After Northern Ireland’s political parties missed the latest deadline for reaching an agreement to restore devolved government, the current Assembly crisis is now the longest for over a decade. In this post Brian Walker suggests a new approach that might help to break the deadlock.
Standing back, it’s easy enough to see why the latest Assembly crisis is the longest and most intractable for over a decade. Unusually in recent times and in sharp contrast to the heady days of the Good Friday Agreement (GFA), this breakdown is set against a background of momentous upheaval which, typically, the local politicians have rushed to exploit for their own causes. For the DUP, Brexit revives the prospect of a physical border which in whatever final form confirms the fact of the Union. For Sinn Féin the prospect of Northern Ireland remaining in the EU as part of a united Ireland opens up a new route to the elusive old destination. Both parties now enjoy uncertain leverage in the two parliaments of their allegiance where minority governments uncertainly rule.
If Sinn Féin’s narrative of a people’s surge of rebellion against DUP intransigence is not entirely convincing, it cannot be denied that events outside have given fresh impetus to the struggle for Northern Ireland’s constitutional future. Internally, the frustrations of power sharing by which the winning parties are always denied the fruits of clear victory might otherwise have been contained, had it not been for a remarkable coincidence of the green energy fiasco and the fatal illness of Martin McGuinness. For Sinn Féin the chance of exploring whether Assembly elections could become one more useful stage in an unending series of mini-referendums to create momentum for a border poll was too good to miss. In the short run the tactic has not delivered, but the contest may become all the keener with the impending emergence of a Catholic voting majority. All election victories look like becoming marginal from now on and the prospect of a well functioning Assembly all the more uncertain. Or so it appears at the moment. As recently as May last year it all looked rather different.
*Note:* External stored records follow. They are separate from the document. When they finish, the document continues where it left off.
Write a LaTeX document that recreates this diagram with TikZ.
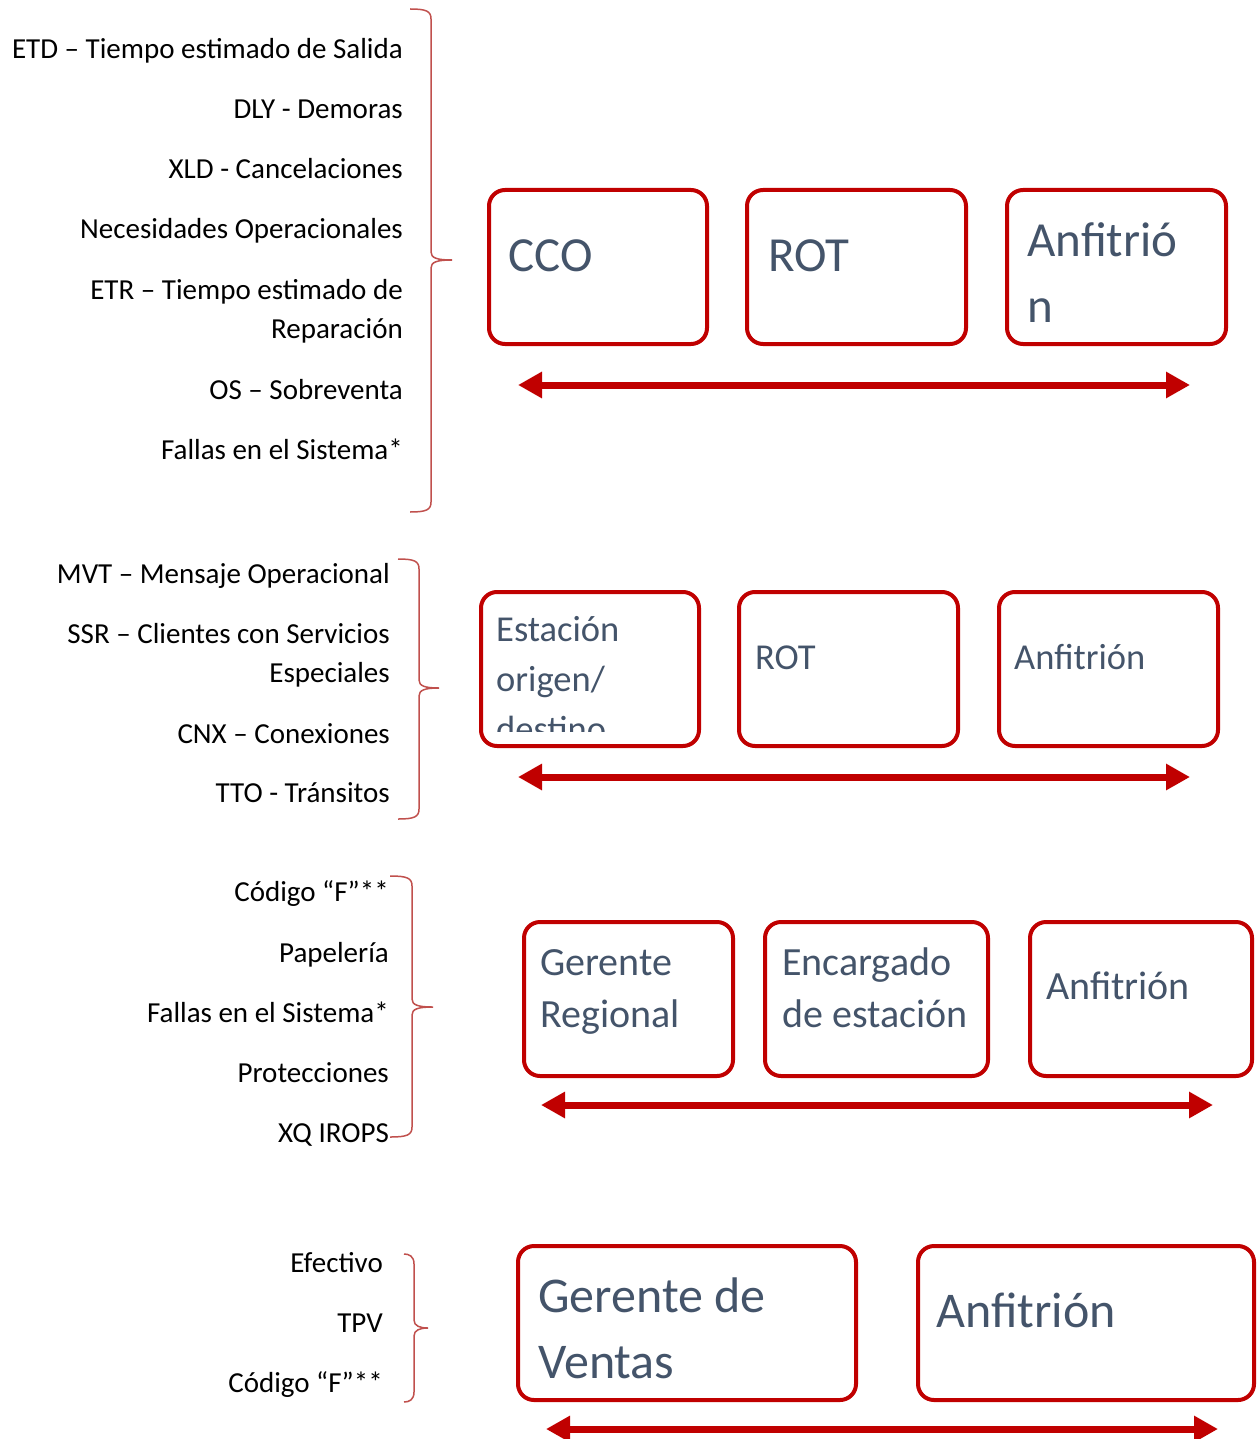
\documentclass[tikz,border=0pt]{standalone}
\usepackage{fontspec}
\setmainfont{Carlito}
\usepackage{tikz}
\usetikzlibrary{arrows.meta}

\definecolor{boxred}{HTML}{C00000}
\definecolor{bracered}{HTML}{C0504D}
\definecolor{boxtext}{HTML}{44546A}

% curly bracket: end x, spine x, tip x, top y, middle y, bottom y
\newcommand{\curlybr}[6]{%
  \draw[brc] (#1,#4) .. controls (#2-5,#4) and (#2,#4+2) .. (#2,#4+10)
    -- (#2,#5-8) .. controls (#2,#5-2) and (#2+6,#5) .. (#3,#5)
    .. controls (#2+6,#5) and (#2,#5+2) .. (#2,#5+8)
    -- (#2,#6-10) .. controls (#2,#6-2) and (#2-5,#6) .. (#1,#6);}

\begin{document}
\begin{tikzpicture}[
    x=1pt, y=-1pt,
    lbl/.style={anchor=base east, align=flush right, inner sep=0pt, text width=420pt,
      font=\fontsize{29}{39}\selectfont},
    box/.style={draw=boxred, line width=4pt, rounded corners=16pt, anchor=north west,
      inner sep=0pt, minimum height=154pt},
    boxtxt/.style={anchor=base west, align=flush left, inner sep=0pt, text width=330pt, text=boxtext},
    txtone/.style={boxtxt, font=\fontsize{49}{66}\selectfont},
    txttwo/.style={boxtxt, font=\fontsize{36.5}{50}\selectfont},
    txtthree/.style={boxtxt, font=\fontsize{40}{52}\selectfont},
    txtfour/.style={boxtxt, font=\fontsize{50}{66}\selectfont},
    brc/.style={draw=bracered, line width=1.5pt},
    biarr/.style={{Triangle[length=24pt,width=25pt]}-{Triangle[length=24pt,width=25pt]},
      draw=boxred, line width=7pt}
  ]
  \useasboundingbox (0,0) rectangle (1257,1439);

  % first group
  \node[lbl] (etd) at (403,59) {ETD – Tiempo estimado de Salida};
  \node[lbl] (dly) at (403,119) {DLY - Demoras};
  \node[lbl] (xld) at (403,179) {XLD - Cancelaciones};
  \node[lbl] (nec) at (403,239) {Necesidades Operacionales};
  \node[lbl] (etr) at (403,299) {ETR – Tiempo estimado de\\Reparación};
  \node[lbl] (os) at (403,399) {OS – Sobreventa};
  \node[lbl] (fal1) at (403,459) {Fallas en el Sistema*};
  \curlybr{410}{431}{452}{9}{260}{512}

  \node[box, minimum width=218pt] (cco) at (487,188) {};
  \node[box, minimum width=219pt] (rot1) at (745,188) {};
  \node[box, minimum width=219pt] (anf1) at (1005,188) {};
  \node[txtone] (cco-t) at (508,272) {CCO};
  \node[txtone] (rot1-t) at (768,272) {ROT};
  \node[txtone] (anf1-t) at (1027,257) {Anfitrió\\n};
  \coordinate (a1l) at (518,385);
  \coordinate (a1r) at (1190,385);
  \draw[biarr] (a1l) -- (a1r);

  % second group
  \node[lbl] (mvt) at (390,583) {MVT – Mensaje Operacional};
  \node[lbl] (ssr) at (390,643) {SSR – Clientes con Servicios\\Especiales};
  \node[lbl] (cnx) at (390,743) {CNX – Conexiones};
  \node[lbl] (tto) at (390,802) {TTO - Tránsitos};
  \curlybr{398}{419}{439}{559}{688}{819}

  \node[box, minimum width=218pt] (est) at (479,590) {};
  \node[box, minimum width=219pt] (rot2) at (737,590) {};
  \node[box, minimum width=219pt] (anf2) at (997,590) {};
  \begin{scope}
    \clip (481,592) rectangle (699,731);
    \node[txttwo] (est-t) at (496,641) {Estación\\origen/\\destino};
  \end{scope}
  \node[txttwo] (rot2-t) at (755,669) {ROT};
  \node[txttwo] (anf2-t) at (1014,669) {Anfitrión};
  \coordinate (a2l) at (518,777);
  \coordinate (a2r) at (1190,777);
  \draw[biarr] (a2l) -- (a2r);

  % third group
  \node[lbl] (cod1) at (389,901) {Código “F”**};
  \node[lbl] (pap) at (389,962) {Papelería};
  \node[lbl] (fal2) at (389,1022) {Fallas en el Sistema*};
  \node[lbl] (pro) at (389,1082) {Protecciones};
  \node[lbl] (xq) at (389,1142) {XQ IROPS};
  \curlybr{390}{412}{433}{876}{1007}{1137}

  \node[box, minimum width=209pt] (ger) at (522,920) {};
  \node[box, minimum width=223pt] (enc) at (763,920) {};
  \node[box, minimum width=222pt] (anf3) at (1028,920) {};
  \node[txtthree] (ger-t) at (540,975) {Gerente\\Regional};
  \node[txtthree] (enc-t) at (782,975) {Encargado\\de estación};
  \node[txtthree] (anf3-t) at (1046,999) {Anfitrión};
  \coordinate (a3l) at (541,1105);
  \coordinate (a3r) at (1213,1105);
  \draw[biarr] (a3l) -- (a3r);

  % fourth group
  \node[lbl] (efe) at (383,1272) {Efectivo};
  \node[lbl] (tpv) at (383,1332) {TPV};
  \node[lbl] (cod2) at (383,1392) {Código “F”**};
  \curlybr{404}{414}{428}{1254}{1328}{1402}

  \node[box, minimum width=338pt] (gv) at (516,1244) {};
  \node[box, minimum width=336pt] (anf4) at (916,1244) {};
  \node[txtfour] (gv-t) at (538,1312) {Gerente de\\Ventas};
  \node[txtfour] (anf4-t) at (936,1327) {Anfitrión};
  \coordinate (a4l) at (546,1429);
  \coordinate (a4r) at (1218,1429);
  \draw[biarr] (a4l) -- (a4r);
\end{tikzpicture}
\end{document}
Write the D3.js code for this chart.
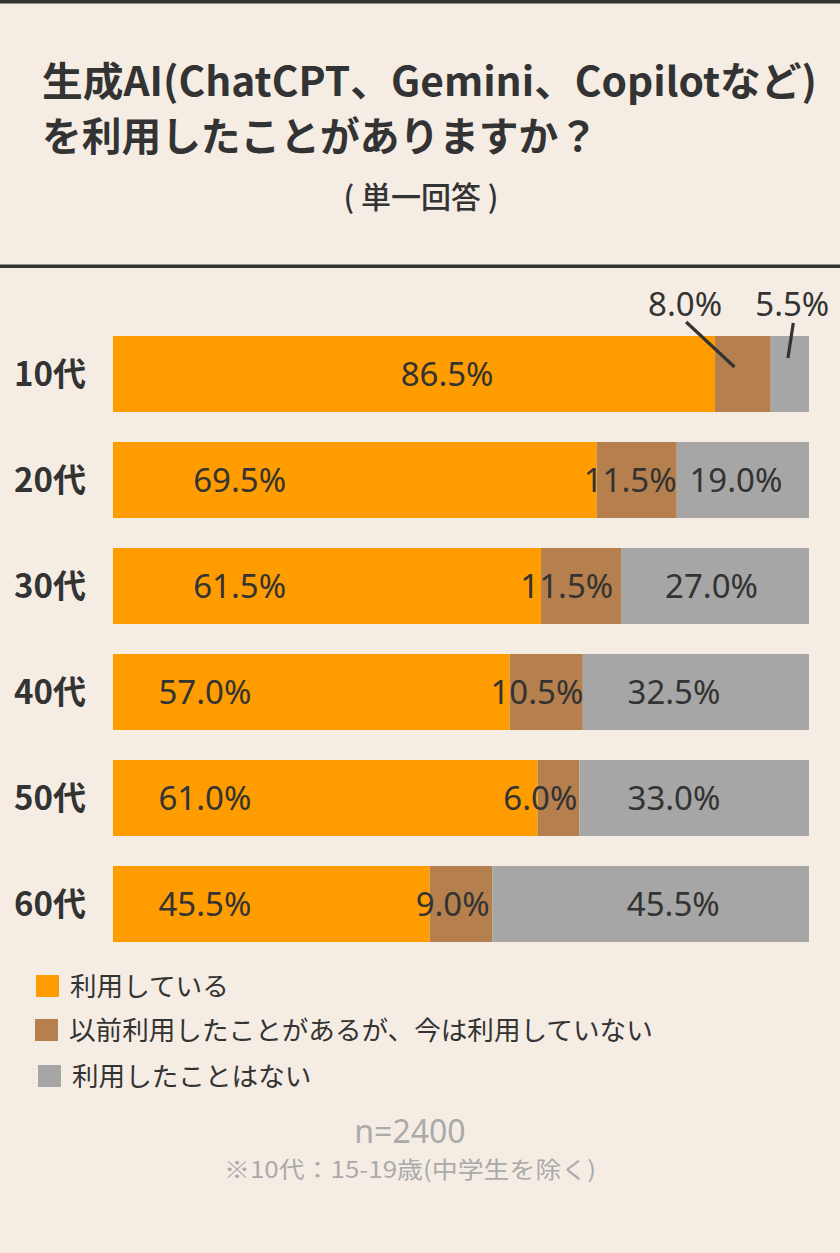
<!DOCTYPE html>
<html>
<head>
<meta charset="utf-8">
<script src="https://cdn.jsdelivr.net/npm/d3@7"></script>
<style>
  html, body { margin: 0; padding: 0; background: #f5ede4; }
  svg { display: block; }
</style>
</head>
<body>
<div id="chart"></div>
<script>
// chart data
const ages = ['10代', '20代', '30代', '40代', '50代', '60代'];
const series = ['利用している', '以前利用したことがあるが、今は利用していない', '利用したことはない'];
const using = [86.5, 69.5, 61.5, 57.0, 61.0, 45.5];
const usedBefore = [8.0, 11.5, 11.5, 10.5, 6.0, 9.0];
const never = [5.5, 19.0, 27.0, 32.5, 33.0, 45.5];

// where each value label sits, in percent along the bar
const labelAtUsing = [48.0, 18.2, 18.2, 13.2, 13.2, 13.2];
const labelAtBefore = [82.2, 74.3, 65.2, 60.9, 61.4, 48.8];
const labelAtNever = [97.6, 89.5, 86.0, 80.6, 80.6, 80.5];

const colors = ['#ff9d00', '#b5804e', '#a6a6a6'];
const ink = '#333333';
const jp = '"Noto Sans CJK JP", "Noto Sans", sans-serif';
const num = '"Noto Sans", "Noto Sans CJK JP", sans-serif';

const width = 840;
const height = 1253;

const svg = d3.select('#chart')
  .append('svg')
  .attr('width', width)
  .attr('height', height)
  .attr('viewBox', [0, 0, width, height]);

svg.append('rect')
  .attr('width', width).attr('height', height)
  .attr('fill', '#f5ede4');

// top rule and divider
svg.append('rect').attr('x', 0).attr('y', 0).attr('width', width).attr('height', 3.5).attr('fill', ink);
svg.append('rect').attr('x', 0).attr('y', 264.5).attr('width', width).attr('height', 3.5).attr('fill', ink);

// title
svg.append('text')
  .attr('x', 42).attr('y', 96)
  .attr('font-family', jp).attr('font-weight', 700).attr('font-size', 40)
  .attr('fill', ink)
  .attr('textLength', 775).attr('lengthAdjust', 'spacingAndGlyphs')
  .text('生成AI(ChatCPT、Gemini、Copilotなど)');

svg.append('text')
  .attr('x', 42).attr('y', 151)
  .attr('font-family', jp).attr('font-weight', 700).attr('font-size', 40)
  .attr('fill', ink)
  .attr('textLength', 556).attr('lengthAdjust', 'spacingAndGlyphs')
  .text('を利用したことがありますか？');

svg.append('text')
  .attr('x', 421).attr('y', 208)
  .attr('text-anchor', 'middle')
  .attr('font-family', jp).attr('font-weight', 500).attr('font-size', 30)
  .attr('fill', ink)
  .text('( 単一回答 )');

// scales
const x = d3.scaleLinear().domain([0, 100]).range([113, 809]);
const y = d3.scaleBand()
  .domain(ages)
  .range([321, 957])
  .paddingInner(0.283)
  .paddingOuter(0.1415);

// stacked rows
const rows = ages.map((a, i) => ({ age: a, 0: using[i], 1: usedBefore[i], 2: never[i] }));
const stack = d3.stack().keys([0, 1, 2])(rows);

svg.append('g')
  .selectAll('g')
  .data(stack)
  .join('g')
    .attr('fill', (d, i) => colors[i])
  .selectAll('rect')
  .data(d => d)
  .join('rect')
    .attr('x', d => x(d[0]))
    .attr('y', d => y(d.data.age))
    .attr('width', d => x(d[1]) - x(d[0]))
    .attr('height', y.bandwidth());

// age labels
svg.append('g')
  .selectAll('text')
  .data(ages)
  .join('text')
    .attr('x', 86)
    .attr('y', d => y(d) + y.bandwidth() / 2)
    .attr('dy', '0.36em')
    .attr('text-anchor', 'end')
    .attr('font-family', jp).attr('font-weight', 700).attr('font-size', 33)
    .attr('fill', ink)
    .text(d => d);

// value labels
const fmt = v => v.toFixed(1) + '%';
const labels = [];
ages.forEach((a, i) => {
  labels.push({ age: a, v: using[i], at: labelAtUsing[i], out: false });
  labels.push({ age: a, v: usedBefore[i], at: labelAtBefore[i], out: i === 0 });
  labels.push({ age: a, v: never[i], at: labelAtNever[i], out: i === 0 });
});

svg.append('g')
  .selectAll('text')
  .data(labels)
  .join('text')
    .attr('x', d => x(d.at))
    .attr('y', d => d.out ? y(d.age) - 20 : y(d.age) + y.bandwidth() / 2)
    .attr('dy', d => d.out ? 0 : '0.36em')
    .attr('text-anchor', 'middle')
    .attr('font-family', num).attr('font-size', 33)
    .attr('fill', ink)
    .text(d => fmt(d.v));

// leader lines for the small 10代 segments
const first = ages[0];
const leaders = [
  { x1: x(labelAtBefore[0]) + 1, y1: y(first) - 14, x2: x(using[0] + usedBefore[0] * 0.35), y2: y(first) + 31 },
  { x1: x(labelAtNever[0]) + 1, y1: y(first) - 13, x2: x(using[0] + usedBefore[0] + never[0] * 0.45), y2: y(first) + 22 }
];
svg.append('g')
  .selectAll('line')
  .data(leaders)
  .join('line')
    .attr('x1', d => d.x1).attr('y1', d => d.y1)
    .attr('x2', d => d.x2).attr('y2', d => d.y2)
    .attr('stroke', ink)
    .attr('stroke-width', 3.2);

// legend
const legendY = [986, 1030, 1076];
const legendX = [36, 35, 38];
const legend = svg.append('g')
  .selectAll('g')
  .data(series)
  .join('g')
    .attr('transform', (d, i) => `translate(${legendX[i]},${legendY[i]})`);

legend.append('rect')
  .attr('x', 0).attr('y', -11)
  .attr('width', 23).attr('height', 22)
  .attr('fill', (d, i) => colors[i]);

legend.append('text')
  .attr('x', 34).attr('y', 0)
  .attr('dy', '0.36em')
  .attr('font-family', jp).attr('font-size', 26.6)
  .attr('fill', ink)
  .text(d => d);

// footer
svg.append('text')
  .attr('x', 410).attr('y', 1143)
  .attr('text-anchor', 'middle')
  .attr('font-family', num).attr('font-size', 32)
  .attr('fill', '#aaaaaa')
  .text('n=2400');

svg.append('text')
  .attr('x', 410).attr('y', 1178)
  .attr('text-anchor', 'middle')
  .attr('font-family', jp).attr('font-size', 23)
  .attr('fill', '#aaaaaa')
  .attr('textLength', 372).attr('lengthAdjust', 'spacingAndGlyphs')
  .text('※10代：15-19歳(中学生を除く)');
</script>
</body>
</html>
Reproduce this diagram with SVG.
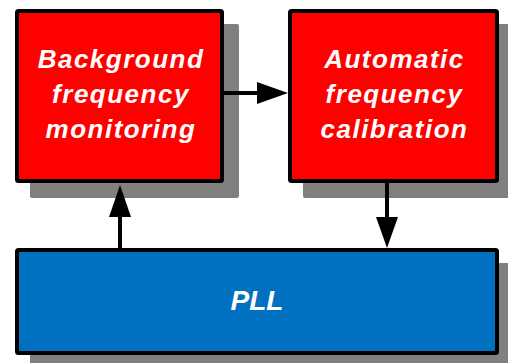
<svg xmlns="http://www.w3.org/2000/svg" width="508" height="363" viewBox="0 0 508 363">
<style>
.shadow{fill:#808080;}
.box{stroke:#000;stroke-width:4;}
.red{fill:#FF0000;}
.blue{fill:#0070C0;}
.lbl{font-family:"Liberation Sans",Arial,sans-serif;font-weight:bold;font-style:italic;font-size:26px;fill:#fff;text-anchor:middle;letter-spacing:1.5px;}
.pll{font-family:"Liberation Sans",Arial,sans-serif;font-weight:bold;font-style:italic;font-size:28px;fill:#fff;text-anchor:middle;}
.conn line{stroke:#000;stroke-width:4;}
.conn polygon{fill:#000;}
</style>
<rect width="508" height="363" fill="#fff"/>
<g id="bg-monitor">
<rect class="shadow" x="30" y="24" width="209" height="174" rx="2"/>
<rect class="box red" x="17" y="11" width="205" height="170" rx="1.5"/>
<text class="lbl" x="121" y="68">Background</text>
<text class="lbl" x="121" y="103">frequency</text>
<text class="lbl" x="121" y="137.5">monitoring</text>
</g>
<g id="auto-cal">
<rect class="shadow" x="303" y="24" width="211" height="174" rx="2"/>
<rect class="box red" x="290" y="11" width="207" height="170" rx="1.5"/>
<text class="lbl" x="394.5" y="68">Automatic</text>
<text class="lbl" x="394.5" y="103">frequency</text>
<text class="lbl" x="394.5" y="137.5">calibration</text>
</g>
<g id="pll">
<rect class="shadow" x="30" y="263" width="484" height="107" rx="2"/>
<rect class="box blue" x="17" y="250" width="480" height="103" rx="1.5"/>
<text class="pll" x="257" y="310">PLL</text>
</g>
<g id="connectors" class="conn">
<line x1="120" y1="248" x2="120" y2="212"/>
<polygon points="109,217 131,217 120,185"/>
<line x1="387" y1="183" x2="387" y2="220"/>
<polygon points="376,217 398,217 387,248"/>
<line x1="224" y1="93" x2="260" y2="93"/>
<polygon points="257,82 257,104 288,93"/>
</g>
</svg>
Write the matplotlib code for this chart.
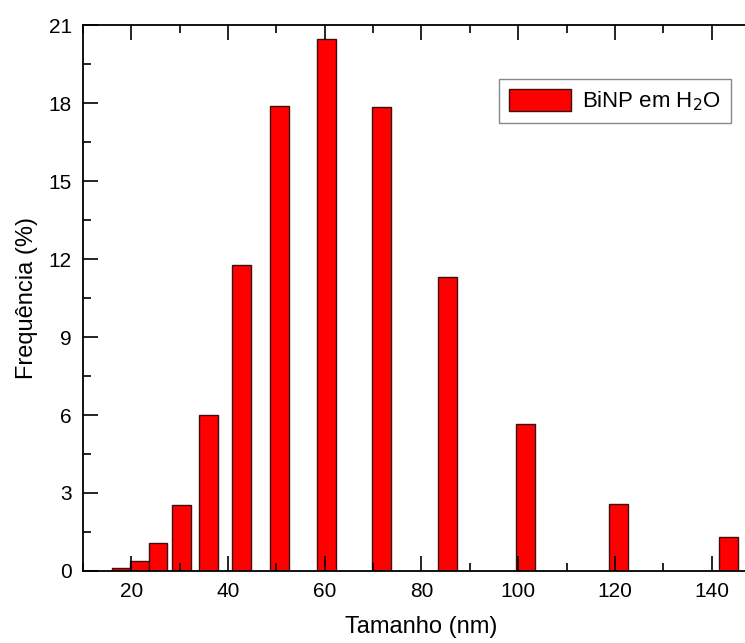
import matplotlib.pyplot as plt
from matplotlib.ticker import MultipleLocator

plt.rcParams['font.family'] = ['Liberation Sans', 'DejaVu Sans']

# bin centres (nm) and frequency (%)
tamanho = [17.9, 21.7, 25.5, 30.3, 36.0, 42.7, 50.7, 60.4, 71.8, 85.3, 101.5, 120.7, 143.5]
frequencia = [0.13, 0.37, 1.06, 2.53, 6.0, 11.78, 17.88, 20.47, 17.83, 11.3, 5.65, 2.58, 1.3]
xticks = [20, 40, 60, 80, 100, 120, 140]
yticks = [0, 3, 6, 9, 12, 15, 18, 21]

fig = plt.figure(figsize=(7.45, 6.43), dpi=100)
ax = fig.add_axes([83/745, 72/643, 677/745, 546/643])

ax.bar(tamanho, frequencia, width=3.9, color='#ff0000', edgecolor='#3a1010',
       linewidth=1.0, label='BiNP em H$_2$O')

ax.set_xlim(10, 150)
ax.set_ylim(0, 21)
ax.set_xticks(xticks)
ax.set_yticks(yticks)
ax.xaxis.set_minor_locator(MultipleLocator(10))
ax.yaxis.set_minor_locator(MultipleLocator(1.5))
ax.tick_params(which='both', direction='in', top=True, right=True, labelsize=15, width=1.2)
ax.tick_params(which='major', length=11, pad=8)
ax.tick_params(which='minor', length=6)
for s in ax.spines.values():
    s.set_linewidth(1.3)

ax.set_xlabel('Tamanho (nm)', fontsize=17, labelpad=11)
ax.set_ylabel('Frequência (%)', fontsize=17, labelpad=8)

leg = ax.legend(loc='upper right', bbox_to_anchor=(0.974, 0.922), fontsize=16,
                fancybox=False, edgecolor='#888888', framealpha=1,
                handlelength=2.8, handleheight=1.2, borderpad=0.45, handletextpad=0.5)
leg.get_frame().set_linewidth(1.0)

fig.savefig('out.png', dpi=100)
The shortcomings of the UK government
Faced with the collapse of the Assembly, the British government’s attitude was curiously passive until almost the last minute, compared to the close engagement of earlier years when in a high pressure environment prime ministers presided, ears were constantly bent and many draft proposals circulated. Even after making due allowance for mediation fatigue, this looks like a fundamental error, though whether out of calculation or incompetence is unclear. It is not enough to claim – rightly – that the government have bigger things to worry about: they usually do. For under the guise of respecting devolution (interestingly also the reason given for denying Northern Irish women abortions on the NHS in England and now overthrown), a Conservative pattern of relative disengagement since 2010 has weakened the British government’s authority and exposed a loss of touch. Secretary of State James Brokenshire’s impartiality was compromised from the moment he complained about legal action against ex-soldiers in January. He appeared to care more about the Tory cause of shielding them from possible prosecution than his essential role as a minister.
As an organising principle for the talks, the split between devolved and non- devolved matters, with the former chaired by the apolitical figure of the head of the civil service, was a pointless distinction. While insisting on the sovereign power’s prerogatives, Brokenshire exercised them very little. The present government’s line on Brexit already placed them on the opposite side from nationalists in Scotland and Northern Ireland whose ultimate aim is to dismantle ‘the precious, precious Union’ they are pledged to defend. Might that have been a reason for letting the locals get on with it? The Secretary of State’s role as the judge of a majority in favour of a border poll is therefore unlikely to survive unchallenged.